O regime republicano manteve algumas características oligárquicas da gestão territorial e, em outros aspectos, aprofundou as tendências concentradoras, por meio do uso dos avanços tecnológicos advindos da crescente industrialização mundial e brasileira. Após as décadas de domínio oligárquico da República Velha (1889-1930), a era nacionalista (1930-1937) e, depois, autoritária (1937-1945) de Vargas não alteraria essa situação e, em diversos aspectos seria mais reacionária, ao enfraquecer os órgãos de poder local. A democracia liberal do pós-guerra (1946-1964) iniciaria um processo de inclusão social inédito e que levaria às primeiras mudanças substanciais na gestão territorial, como o atesta a primeira e ainda única lei de proteção ao patrimônio préhistórico indígena, em 1961 (3.924/61), mas também os movimentos sociais a favor da distribuição de terras.

O regime militar (1964-1985) faria retroceder esses avanços. Para além da cassação de adversários, a dissolução dos partidos, a prisão, tortura e morte de opositores, a administração autoritária do país representou um retrocesso substancial na gestão territorial. As tendências para a concentração da propriedade fundiária se acentuaram e o processo de espoliação das camadas pobres no campo e nas cidades aumentou de forma significativa. As favelas e periferias urbanas foram transformadas em lugares de exclusão material e simbólica, assim como os latifúndios expandiram-se. A construção de obras como represas e estradas devastavam a natureza e as

comunidades locais. Defensores do patrimônio como Paulo Duarte foram perseguidos e órgãos públicos foram usados para a desapropriação territorial, travestida de gestão.

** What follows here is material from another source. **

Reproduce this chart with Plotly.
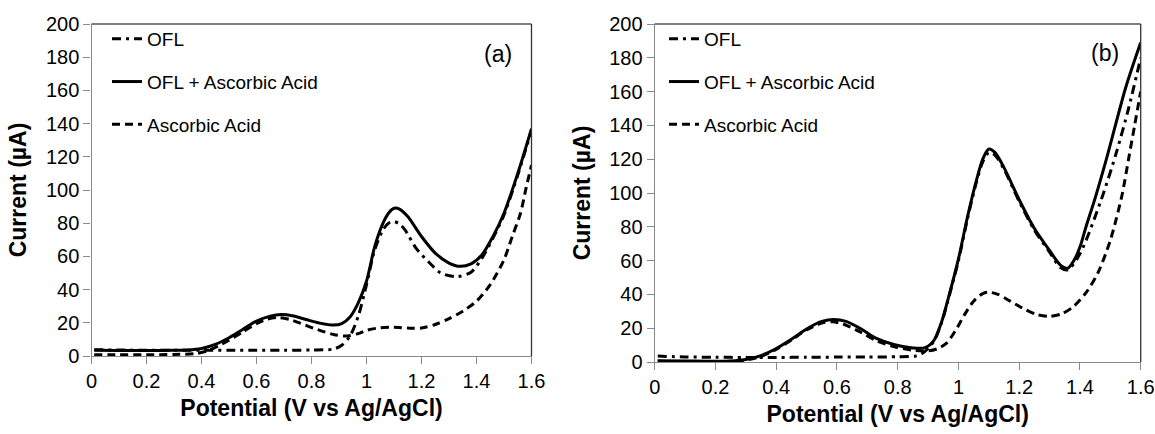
import plotly.graph_objects as go

# ---------------- data: panel (a) ----------------
a_ofl_v = [0.01, 0.1, 0.2, 0.3, 0.4, 0.5, 0.6, 0.7, 0.8, 0.88, 0.91, 0.94, 0.97, 1.0, 1.03,
           1.06, 1.08, 1.1, 1.12, 1.14, 1.18, 1.23, 1.27, 1.33, 1.38, 1.42, 1.46, 1.5, 1.55, 1.6]
a_ofl_i = [3.8, 3.6, 3.5, 3.5, 3.5, 3.5, 3.5, 3.5, 3.6, 4.2, 6.5, 12, 24, 43, 64,
           76, 80, 81, 79.5, 76, 65, 56, 50, 47.8, 50.5, 59, 71, 85, 109, 136]

a_mix_v = [0.01, 0.1, 0.2, 0.3, 0.35, 0.4, 0.45, 0.5, 0.55, 0.6, 0.65, 0.69, 0.73, 0.78,
           0.83, 0.88, 0.91, 0.94, 0.97, 1.0, 1.03, 1.06, 1.08, 1.1, 1.12, 1.15, 1.2, 1.25,
           1.3, 1.34, 1.38, 1.42, 1.46, 1.5, 1.55, 1.6]
a_mix_i = [3.5, 3.3, 3.3, 3.5, 3.6, 4.5, 7, 11, 16, 21, 24, 25, 24.3, 22,
           19.8, 18.6, 19.5, 23.5, 32, 45, 66, 80, 86, 89, 88.5, 84, 72, 62,
           56, 54, 55.5, 61, 72, 86, 110, 137]

a_aa_v = [0.01, 0.1, 0.2, 0.3, 0.38, 0.42, 0.46, 0.5, 0.55, 0.6, 0.64, 0.68, 0.72, 0.76,
          0.82, 0.88, 0.93, 0.97, 1.0, 1.05, 1.1, 1.15, 1.2, 1.25, 1.3, 1.35, 1.4, 1.45,
          1.5, 1.53, 1.56, 1.58, 1.6]
a_aa_i = [0.8, 0.8, 0.8, 0.9, 1.5, 3, 6, 9.5, 14.5, 19.5, 22.2, 23.2, 22, 19.7,
          16, 13, 12, 13.5, 15.5, 17, 17.3, 16.8, 16.8, 19, 22.5, 27, 33, 43,
          58, 72, 86, 101, 115]

# ---------------- data: panel (b) ----------------
b_ofl_v = [0.01, 0.1, 0.2, 0.3, 0.4, 0.5, 0.6, 0.7, 0.8, 0.86, 0.88, 0.9, 0.92, 0.945, 0.97,
           1.0, 1.03, 1.06, 1.08, 1.1, 1.12, 1.15, 1.2, 1.25, 1.3, 1.335, 1.36, 1.4, 1.47,
           1.52, 1.56, 1.6]
b_ofl_i = [3.5, 3, 2.8, 2.7, 2.7, 2.8, 2.9, 3, 3.1, 3.6, 5, 8, 12.5, 23.5, 39.5,
           60, 85, 107, 118.5, 124, 122.5, 114, 95, 78, 65, 56, 54.5, 64, 96,
           124, 150, 180]

b_mix_v = [0.01, 0.1, 0.2, 0.25, 0.3, 0.35, 0.4, 0.45, 0.5, 0.55, 0.59, 0.63, 0.68, 0.73,
           0.79, 0.85, 0.89, 0.92, 0.945, 0.97, 1.0, 1.03, 1.06, 1.08, 1.1, 1.12, 1.15,
           1.2, 1.25, 1.3, 1.335, 1.36, 1.38, 1.4, 1.42, 1.45, 1.49, 1.55, 1.6]
b_mix_i = [0.8, 0.6, 0.4, 0.6, 1.5, 3.8, 8, 13.5, 19.5, 24, 25.2, 24, 19.5, 14,
           10.2, 8.3, 8.5, 13, 24, 40, 61, 86, 108, 120, 126, 124, 115,
           96, 79, 66, 57.5, 55.5, 60, 68, 80, 97, 122, 162, 189]

b_aa_v = [0.01, 0.1, 0.2, 0.25, 0.3, 0.35, 0.4, 0.45, 0.5, 0.55, 0.585, 0.62, 0.68, 0.73,
          0.79, 0.85, 0.9, 0.93, 0.96, 0.99, 1.02, 1.05, 1.08, 1.1, 1.13, 1.17, 1.22,
          1.26, 1.3, 1.34, 1.38, 1.42, 1.46, 1.5, 1.52, 1.54, 1.56, 1.58, 1.6]
b_aa_i = [0.4, 0.3, 0.3, 0.5, 1.2, 3.3, 7.5, 13, 19, 23, 23.8, 22.5, 17.5, 12.5,
          9, 7, 6.6, 7.8, 11, 18.5, 28, 36, 40.5, 41.3, 40, 36, 31,
          28, 27, 28.5, 33, 41, 53, 72, 85, 100, 120, 140, 160]

series_names = ["OFL", "OFL + Ascorbic Acid", "Ascorbic Acid"]
x_ticks = [0, 0.2, 0.4, 0.6, 0.8, 1.0, 1.2, 1.4, 1.6]
x_tick_text = ["0", "0.2", "0.4", "0.6", "0.8", "1", "1.2", "1.4", "1.6"]
y_ticks = [0, 20, 40, 60, 80, 100, 120, 140, 160, 180, 200]
panel_labels = ["(a)", "(b)"]

FONT = "Liberation Sans, Arial, sans-serif"
W, H = 1155, 434

dash_styles = ["9px,5px,3px,5px", "solid", "8px,5px"]

fig = go.Figure()

panels = [
    ("x", "y", "legend", [(a_ofl_v, a_ofl_i), (a_mix_v, a_mix_i), (a_aa_v, a_aa_i)]),
    ("x2", "y2", "legend2", [(b_ofl_v, b_ofl_i), (b_mix_v, b_mix_i), (b_aa_v, b_aa_i)]),
]
for xa, ya, leg, curves in panels:
    for k, (vv, ii) in enumerate(curves):
        fig.add_trace(go.Scatter(
            x=vv, y=ii, mode="lines", name=series_names[k],
            xaxis=xa, yaxis=ya, legend=leg, legendgroup=f"{leg}_{k}",
            line=dict(color="black", width=3, dash=dash_styles[k],
                      shape="spline", smoothing=0.8),
        ))

# plot-area boxes in pixels
box_a = dict(x0=91.5, x1=531.5, y0=356, y1=24)
box_b = dict(x0=654.7, x1=1140.7, y0=362, y1=24)


def xdom(b):
    return [b["x0"] / W, b["x1"] / W]


def ydom(b):
    return [(H - b["y0"]) / H, (H - b["y1"]) / H]


axis_common = dict(
    showgrid=False, zeroline=False, showline=True, linecolor="#8a8a8a", linewidth=1.3,
    ticks="outside", ticklen=7, tickcolor="#8a8a8a", tickwidth=1.3,
    tickfont=dict(family=FONT, size=20, color="black"),
)
title_font = dict(family=FONT, size=23, color="black")

layout_axes = {}
for idx, b in ((1, box_a), (2, box_b)):
    sfx = "" if idx == 1 else str(idx)
    layout_axes["xaxis" + sfx] = dict(
        axis_common, domain=xdom(b), range=[0, 1.6], tickvals=x_ticks, ticktext=x_tick_text,
        anchor="y" + sfx,
        title=dict(text="<b>Potential (V vs Ag/AgCl)</b>", font=title_font, standoff=8),
    )
    layout_axes["yaxis" + sfx] = dict(
        axis_common, domain=ydom(b), range=[0, 200], tickvals=y_ticks,
        anchor="x" + sfx,
        title=dict(text="<b>Current (µA)</b>", font=title_font, standoff=12),
    )

# top and right frame edges of each plot area
shapes = []
for sfx in ("", "2"):
    xr, yr = "x" + sfx + " domain", "y" + sfx + " domain"
    shapes.append(dict(type="line", xref=xr, yref=yr, x0=0, x1=1, y0=1, y1=1,
                       line=dict(color="#555555", width=1.3)))
    shapes.append(dict(type="line", xref=xr, yref=yr, x0=1, x1=1, y0=0, y1=1,
                       line=dict(color="#333333", width=1.3)))

annotations = []
for lbl, sfx, (ax, ay) in ((panel_labels[0], "", (0.924, 0.91)), (panel_labels[1], "2", (0.9265, 0.914))):
    annotations.append(dict(text=lbl, xref="x" + sfx + " domain", yref="y" + sfx + " domain",
                            x=ax, y=ay, showarrow=False, xanchor="center", yanchor="middle",
                            font=dict(family=FONT, size=23, color="black")))

legend_common = dict(
    font=dict(family=FONT, size=19, color="black"), bgcolor="rgba(0,0,0,0)",
    traceorder="grouped", tracegroupgap=15, xanchor="left", yanchor="top",
    itemwidth=30,
)

fig.update_layout(
    width=W, height=H, margin=dict(l=0, r=0, t=0, b=0, autoexpand=False),
    paper_bgcolor="white", plot_bgcolor="white",
    showlegend=True,
    legend=dict(legend_common, x=107 / W, y=1 - 20 / H),
    legend2=dict(legend_common, x=664 / W, y=1 - 20 / H),
    shapes=shapes, annotations=annotations,
    **layout_axes,
)

fig.write_html("out.html", include_plotlyjs=True, config={"displayModeBar": False})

Isso tudo começou a mudar com os movimentos sociais que levaram à Anistia (1979), às eleições de governadores (1982), ao retorno dos civis ao poder (1985) e à Constituição de 1988. Nesses trinta anos, de forma crescente e contínua, houve um movimento em direção à inclusão social e à gestão democrática, fundada no estado de direito e na valorização da diversidade e pluralidade cultural, política, econômica, social. Foi aprovada legislação federal, estadual e municipal relativa à gestão territorial, o poder foi, em grande parte, transferido para as entidades federativas, as comunidades locais passaram a ser ouvidas, o ministério público passou a atuar. A gestão territorial passou, portanto, por uma transformação substancial ainda que as desigualdades sociais, as estruturas hierárquicas e patrimoniais e as clivagens de diversos tipos tenham persistido. De toda forma, em ambiente democrático, tais aspectos têm encontrados contrapontos relevantes e em constante crescimento.

O livro de Rafael Brandi apresenta-se como resultado dessa luta por uma gestão territorial mais inclusiva, na forma de uma análise lúcida e criativa de um estudo de caso, sobre o patrimônio arqueológico na gestão territorial no vale do Itajaí, em Santa Catarina. Destaque-se o caráter inovador de uma pesquisa com essa aspiração em um programa de pós-graduação em Engenharia, a demonstrar os benéficos efeitos da democracia nas disciplinas acadêmicas e na sua interação com a sociedade. A ênfase do autor em uma sólida base empírica, mas bem embasada na teoria, conjuga-se com um espírito crítico, atento aos avanços, mas também às contradições, limites e desafios da gestão territorial. Sua leitura, além de agradável, permitirá uma melhor avaliação de aspectos importantes da realidade brasileira.